Le danger est également de concevoir les décors de manière classique (et avoir un résultat en « carton-pâte ») ou que les acteurs ne soient pas à 200% dans leur rôle (de quoi donner un aspect de telenovela), chaque artifice de mise en scène doit être maîtrisé et travaillé dans cette optique. Heureusement Guy Hendrix Dyas (Inception, X2, Passengers…) utilise majoritairement des lieux réels en Colombie, Virginie ou Hongrie, proposant quand même quelques décors comme des catacombes emplis de crânes et d’os ainsi que d’autres sets truffés d’accessoires et de vie.
Will Smith vs Big Willie
Concernant le casting, il est impeccable, Will Smith en premier. Tête d’affiche et double rôle maîtrisé, il apporte une vraie sensibilité et vulnérabilité aux 2 personnages principaux, avec un Henry vieillissant et courageux, ainsi qu’un Junior plein de doute et de fougue.
Autre défi technique majeur, le clone de 23 ans est une franche réussite et devient ainsi le premier double numérique porteur d’émotions et intégralement conçu par les artistes de WETA Digital (Avatar, King Kong, Alita, Planet of the Apes et d’autres merveilles à effets visuels).
Véritable casse-têtes (Smith jouait face à une doublure avant de recréer les scènes dans un volume de performance capture), protagoniste à part entière que ce soit face à sa version âgée ou non, le résultat est impressionnant de réalisme. La sensation de revoir le Prince de Bel Air de nos jours est palpable avec un grain de peau réagissant aux ombres et un regard qui ne fleure jamais « l‘Uncanny Valley« .
On a cependant quelques plans plus lisses et moins illusoires lors de scènes en plein jour, mais globalement la prouesse est là, d’autant que l’acting renvoie à une période où Will Smith était plus inexpérimenté et moins mature (dans la gestuelle, le regard ou même la voix).Mary Elizabeth Winstead est un atout charme en informatrice, offrant un contrepoids parfait pour des scènes de complicité ou d’action, et Benedict Wong est la cerise humoristique sur le gâteau.
Antagonisme passif
On regrettera un Clive Owen certes convaincant en bad guy corporatiste et figure paternelle maléfique, mais malgré de bonnes motivations, reste un antagoniste classique sans vraie épaisseur.
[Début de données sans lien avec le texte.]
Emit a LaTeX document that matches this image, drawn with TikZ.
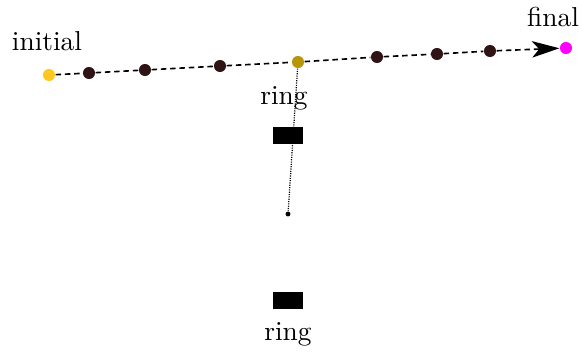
\documentclass[tikz,border=0pt]{standalone}
\usetikzlibrary{arrows.meta,backgrounds}
\definecolor{cinit}{HTML}{FFC81E}
\definecolor{cring}{HTML}{B8960A}
\definecolor{cdot}{HTML}{2E1414}
\definecolor{cfin}{HTML}{FF00FF}
\begin{document}
\begin{tikzpicture}[x=0.365pt,y=-0.365pt,
  dotnode/.style={circle,fill=cdot,inner sep=0pt,minimum size=4.4pt},
  ringbox/.style={rectangle,fill=black,inner sep=0pt,minimum width=10.6pt,minimum height=6.2pt},
  path/.style={dash pattern=on 2pt off 1.4pt,line width=0.6pt},
  lbl/.style={inner sep=0pt}]
\useasboundingbox (0,0) rectangle (582,351);
\node[dotnode,fill=cinit] (init) at (49,75) {};
\node[dotnode] (d1) at (89,73) {};
\node[dotnode] (d2) at (145,70) {};
\node[dotnode] (d3) at (220,66) {};
\node[dotnode,fill=cring] (rd) at (298,62) {};
\node[dotnode] (d4) at (377,57) {};
\node[dotnode] (d5) at (437,54) {};
\node[dotnode] (d6) at (490,51) {};
\node[dotnode,fill=cfin] (fin) at (566,48) {};
\node[lbl] (linit) at (47,41) {initial};
\node[lbl] (lfin) at (553,17) {final};
\node[lbl] (lring1) at (284,98) {ring};
\node[ringbox] (box1) at (288,135) {};
\node[circle,fill=black,inner sep=0pt,minimum size=1.8pt] (end) at (288,214) {};
\node[ringbox] (box2) at (288,300) {};
\node[lbl] (lring2) at (288,334) {ring};
\begin{scope}[on background layer]
\draw[dash pattern=on 0.4pt off 0.45pt,line width=0.45pt] (rd) -- (end);
\end{scope}
\draw[path] (init) -- (d1) -- (d2) -- (d3) -- (rd) -- (d4) -- (d5) -- (d6);
\draw[path,-{Stealth[length=10pt,width=6pt,inset=2.6pt]}] (d6) -- (fin);
\end{tikzpicture}
\end{document}
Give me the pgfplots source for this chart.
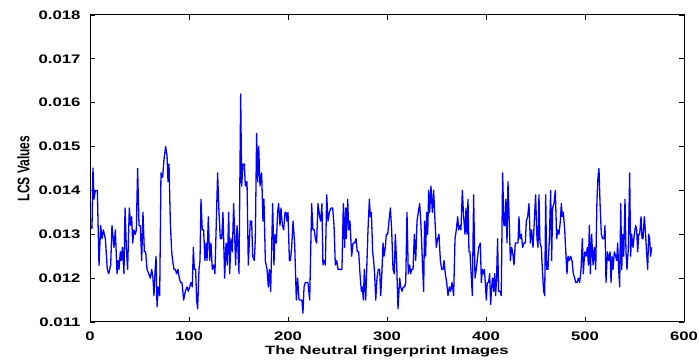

Malgré quelques défauts qui l’empêchent d’accéder à un panthéon de films d’action marquants, Gemini Man nous propose néanmoins une expérience comme nulle autre, qui n’aurait sans doute qu’un intérêt tout relatif en 24 fps. Une date importante dans la manière de concevoir le cinéma, et sans aucun doute une pierre blanche vers le chemin du cinéma de demain. Un cinéma plus immersif, plus émotionnel, plus impressionnant, plus prenant, et donc encore plus marquant, rompant définitivement les barrières vers l’imaginaire.
Et rien que pour cela, il faut voir ce film dans son format de base, apportant un vrai sens de mise en scène et de storytelling, et donc porteur de sens.